§ Aim
Can you write out all the lines word for word, with no pictures?

+---+

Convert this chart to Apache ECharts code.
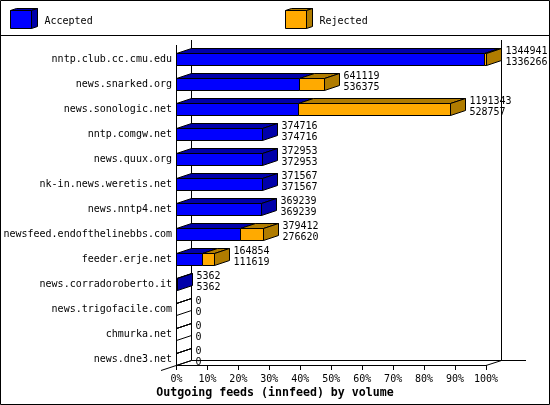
<!DOCTYPE html>
<html><head><meta charset="utf-8">
<style>html,body{margin:0;padding:0;background:#fff}#c{width:550px;height:405px}</style>
<script src="https://cdn.jsdelivr.net/npm/echarts@6/dist/echarts.min.js"></script>
</head><body><div id="c"></div>
<script>
const categories = ['nntp.club.cc.cmu.edu','news.snarked.org','news.sonologic.net','nntp.comgw.net','news.quux.org','nk-in.news.weretis.net','news.nntp4.net','newsfeed.endofthelinebbs.com','feeder.erje.net','news.corradoroberto.it','news.trigofacile.com','chmurka.net','news.dne3.net'];
const totals = [1344941,641119,1191343,374716,372953,371567,369239,379412,164854,5362,0,0,0];
const accepted = [1336266,536375,528757,374716,372953,371567,369239,276620,111619,5362,0,0,0];
const maxValue = 1344941;
const xTitle = 'Outgoing feeds (innfeed) by volume';
const legendNames = ['Accepted','Rejected'];
const MONO = '"DejaVu Sans Mono","Liberation Mono",monospace';
const BLUE = ['#0000ff','#0000aa','#0000aa'], ORANGE = ['#ffaa00','#b07c00','#b07c00'];
const DX = 15, DY = 5, H = 6;
const chart = echarts.init(document.getElementById('c'));
const ln = {stroke:'#000',lineWidth:1,fill:null};
const rows = categories.map((c,i)=>[i,accepted[i]/maxValue*100,totals[i]/maxValue*100,accepted[i],totals[i]]);
function snap(v){return Math.round(v-0.5)+0.5;}
function poly(points,fill){return {type:'polygon',shape:{points},style:{fill,stroke:'#000',lineWidth:1},z2:1};}
function renderBar(params,api){
  const i=api.value(0), a=api.value(1), t=api.value(2);
  const cy=api.coord([0,i])[1];
  const x0=snap(api.coord([0,i])[0]), xa=snap(api.coord([a,i])[0]), xt=snap(api.coord([t,i])[0]);
  const y1=snap(cy-H), y2=snap(cy+H);
  const kids=[];
  const seg=(l,r,col)=>{
    kids.push(poly([[l,y1],[r,y1],[r+DX,y1-DY],[l+DX,y1-DY]],col[1]));
    kids.push(poly([[l,y1],[r,y1],[r,y2],[l,y2]],col[0]));
  };
  seg(x0,xa,BLUE);
  if(t>a) seg(xa,xt,ORANGE);
  const sideFill = t===0 ? 'rgba(0,0,0,0)' : (t>a?ORANGE:BLUE)[2];
  kids.push(poly([[xt,y1],[xt+DX,y1-DY],[xt+DX,y2-DY],[xt,y2]],sideFill));
  const tx=xt+DX+4;
  kids.push({type:'text',z2:5,style:{x:tx,y:cy-8,text:String(api.value(4)),font:'10px '+MONO,fill:'#000',verticalAlign:'middle'}});
  kids.push({type:'text',z2:5,style:{x:tx,y:cy+3,text:String(api.value(3)),font:'10px '+MONO,fill:'#000',verticalAlign:'middle'}});
  return {type:'group',children:kids};
}
function line(x1,y1,x2,y2){return {type:'line',shape:{x1,y1,x2,y2},style:ln,silent:true,z:1};}
function legendIcon(x,col){return [
  {type:'polygon',shape:{points:[[x,10.5],[x+6,8.5],[x+27,8.5],[x+21,10.5]]},style:{fill:col[1],stroke:'#000',lineWidth:1}},
  {type:'polygon',shape:{points:[[x+21,10.5],[x+27,8.5],[x+27,26.5],[x+21,28.5]]},style:{fill:col[2],stroke:'#000',lineWidth:1}},
  {type:'rect',shape:{x:x,y:10.5,width:21,height:18},style:{fill:col[0],stroke:'#000',lineWidth:1}}
];}
chart.setOption({
  animation:false,
  backgroundColor:'#fff',
  title:{text:xTitle,left:'center',top:387,padding:0,
    textStyle:{color:'#000',fontFamily:MONO,fontSize:11.6,fontWeight:'bold'}},
  grid:{left:176.5,width:309.5,top:46.5,height:325,containLabel:false},
  xAxis:{type:'value',min:0,max:100,interval:10,offset:-6.5,
    axisLine:{show:true,onZero:false,lineStyle:{color:'#000',width:1}},
    axisTick:{show:true,length:5,lineStyle:{color:'#000',width:1}},
    axisLabel:{formatter:'{value}%',color:'#000',fontFamily:MONO,fontSize:10,margin:9,showMinLabel:true,showMaxLabel:true,hideOverlap:false},
    splitLine:{show:false}},
  yAxis:{type:'category',inverse:true,data:categories,
    axisLine:{show:false},axisTick:{show:false},
    axisLabel:{color:'#000',fontFamily:MONO,fontSize:10,margin:4.5,interval:0,padding:[2,0,0,0]}},
  series:[{type:'custom',data:rows,renderItem:renderBar,clip:false,
    encode:{x:[1,2],y:0},z:3}],
  graphic:[
    {type:'group',silent:true,z:0,children:[
      {type:'rect',shape:{x:0.5,y:0.5,width:549,height:404},style:{fill:null,stroke:'#000',lineWidth:1}},
      line(0,35.5,550,35.5),
      line(176.5,45,176.5,365),
      line(191.5,40,191.5,360.5),
      line(501.5,40,501.5,360.5),
      line(191.5,360.5,526,360.5),
      line(161,370.5,191.5,360.5),
      line(486,365.5,501.5,360.5),
      ...legendIcon(10.5,BLUE),
      ...legendIcon(285.5,ORANGE),
      {type:'text',style:{x:44.5,y:21,text:legendNames[0],font:'10px '+MONO,fill:'#000',verticalAlign:'middle'}},
      {type:'text',style:{x:319.5,y:21,text:legendNames[1],font:'10px '+MONO,fill:'#000',verticalAlign:'middle'}}
    ]}
  ]
});
</script></body></html>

+---+

§ Output of the task
Convert this chart to Apache ECharts code.
<!DOCTYPE html>
<html><head><meta charset="utf-8">
<style>html,body{margin:0;padding:0;background:#fff}#c{width:550px;height:405px}</style>
<script src="https://cdn.jsdelivr.net/npm/echarts@6/dist/echarts.min.js"></script>
</head><body><div id="c"></div>
<script>
const categories = ['nntp.club.cc.cmu.edu','news.snarked.org','news.sonologic.net','nntp.comgw.net','news.quux.org','nk-in.news.weretis.net','news.nntp4.net','newsfeed.endofthelinebbs.com','feeder.erje.net','news.corradoroberto.it','news.trigofacile.com','chmurka.net','news.dne3.net'];
const totals = [1344941,641119,1191343,374716,372953,371567,369239,379412,164854,5362,0,0,0];
const accepted = [1336266,536375,528757,374716,372953,371567,369239,276620,111619,5362,0,0,0];
const maxValue = 1344941;
const xTitle = 'Outgoing feeds (innfeed) by volume';
const legendNames = ['Accepted','Rejected'];
const MONO = '"DejaVu Sans Mono","Liberation Mono",monospace';
const BLUE = ['#0000ff','#0000aa','#0000aa'], ORANGE = ['#ffaa00','#b07c00','#b07c00'];
const DX = 15, DY = 5, H = 6;
const chart = echarts.init(document.getElementById('c'));
const ln = {stroke:'#000',lineWidth:1,fill:null};
const rows = categories.map((c,i)=>[i,accepted[i]/maxValue*100,totals[i]/maxValue*100,accepted[i],totals[i]]);
function snap(v){return Math.round(v-0.5)+0.5;}
function poly(points,fill){return {type:'polygon',shape:{points},style:{fill,stroke:'#000',lineWidth:1},z2:1};}
function renderBar(params,api){
  const i=api.value(0), a=api.value(1), t=api.value(2);
  const cy=api.coord([0,i])[1];
  const x0=snap(api.coord([0,i])[0]), xa=snap(api.coord([a,i])[0]), xt=snap(api.coord([t,i])[0]);
  const y1=snap(cy-H), y2=snap(cy+H);
  const kids=[];
  const seg=(l,r,col)=>{
    kids.push(poly([[l,y1],[r,y1],[r+DX,y1-DY],[l+DX,y1-DY]],col[1]));
    kids.push(poly([[l,y1],[r,y1],[r,y2],[l,y2]],col[0]));
  };
  seg(x0,xa,BLUE);
  if(t>a) seg(xa,xt,ORANGE);
  const sideFill = t===0 ? 'rgba(0,0,0,0)' : (t>a?ORANGE:BLUE)[2];
  kids.push(poly([[xt,y1],[xt+DX,y1-DY],[xt+DX,y2-DY],[xt,y2]],sideFill));
  const tx=xt+DX+4;
  kids.push({type:'text',z2:5,style:{x:tx,y:cy-8,text:String(api.value(4)),font:'10px '+MONO,fill:'#000',verticalAlign:'middle'}});
  kids.push({type:'text',z2:5,style:{x:tx,y:cy+3,text:String(api.value(3)),font:'10px '+MONO,fill:'#000',verticalAlign:'middle'}});
  return {type:'group',children:kids};
}
function line(x1,y1,x2,y2){return {type:'line',shape:{x1,y1,x2,y2},style:ln,silent:true,z:1};}
function legendIcon(x,col){return [
  {type:'polygon',shape:{points:[[x,10.5],[x+6,8.5],[x+27,8.5],[x+21,10.5]]},style:{fill:col[1],stroke:'#000',lineWidth:1}},
  {type:'polygon',shape:{points:[[x+21,10.5],[x+27,8.5],[x+27,26.5],[x+21,28.5]]},style:{fill:col[2],stroke:'#000',lineWidth:1}},
  {type:'rect',shape:{x:x,y:10.5,width:21,height:18},style:{fill:col[0],stroke:'#000',lineWidth:1}}
];}
chart.setOption({
  animation:false,
  backgroundColor:'#fff',
  title:{text:xTitle,left:'center',top:387,padding:0,
    textStyle:{color:'#000',fontFamily:MONO,fontSize:11.6,fontWeight:'bold'}},
  grid:{left:176.5,width:309.5,top:46.5,height:325,containLabel:false},
  xAxis:{type:'value',min:0,max:100,interval:10,offset:-6.5,
    axisLine:{show:true,onZero:false,lineStyle:{color:'#000',width:1}},
    axisTick:{show:true,length:5,lineStyle:{color:'#000',width:1}},
    axisLabel:{formatter:'{value}%',color:'#000',fontFamily:MONO,fontSize:10,margin:9,showMinLabel:true,showMaxLabel:true,hideOverlap:false},
    splitLine:{show:false}},
  yAxis:{type:'category',inverse:true,data:categories,
    axisLine:{show:false},axisTick:{show:false},
    axisLabel:{color:'#000',fontFamily:MONO,fontSize:10,margin:4.5,interval:0,padding:[2,0,0,0]}},
  series:[{type:'custom',data:rows,renderItem:renderBar,clip:false,
    encode:{x:[1,2],y:0},z:3}],
  graphic:[
    {type:'group',silent:true,z:0,children:[
      {type:'rect',shape:{x:0.5,y:0.5,width:549,height:404},style:{fill:null,stroke:'#000',lineWidth:1}},
      line(0,35.5,550,35.5),
      line(176.5,45,176.5,365),
      line(191.5,40,191.5,360.5),
      line(501.5,40,501.5,360.5),
      line(191.5,360.5,526,360.5),
      line(161,370.5,191.5,360.5),
      line(486,365.5,501.5,360.5),
      ...legendIcon(10.5,BLUE),
      ...legendIcon(285.5,ORANGE),
      {type:'text',style:{x:44.5,y:21,text:legendNames[0],font:'10px '+MONO,fill:'#000',verticalAlign:'middle'}},
      {type:'text',style:{x:319.5,y:21,text:legendNames[1],font:'10px '+MONO,fill:'#000',verticalAlign:'middle'}}
    ]}
  ]
});
</script></body></html>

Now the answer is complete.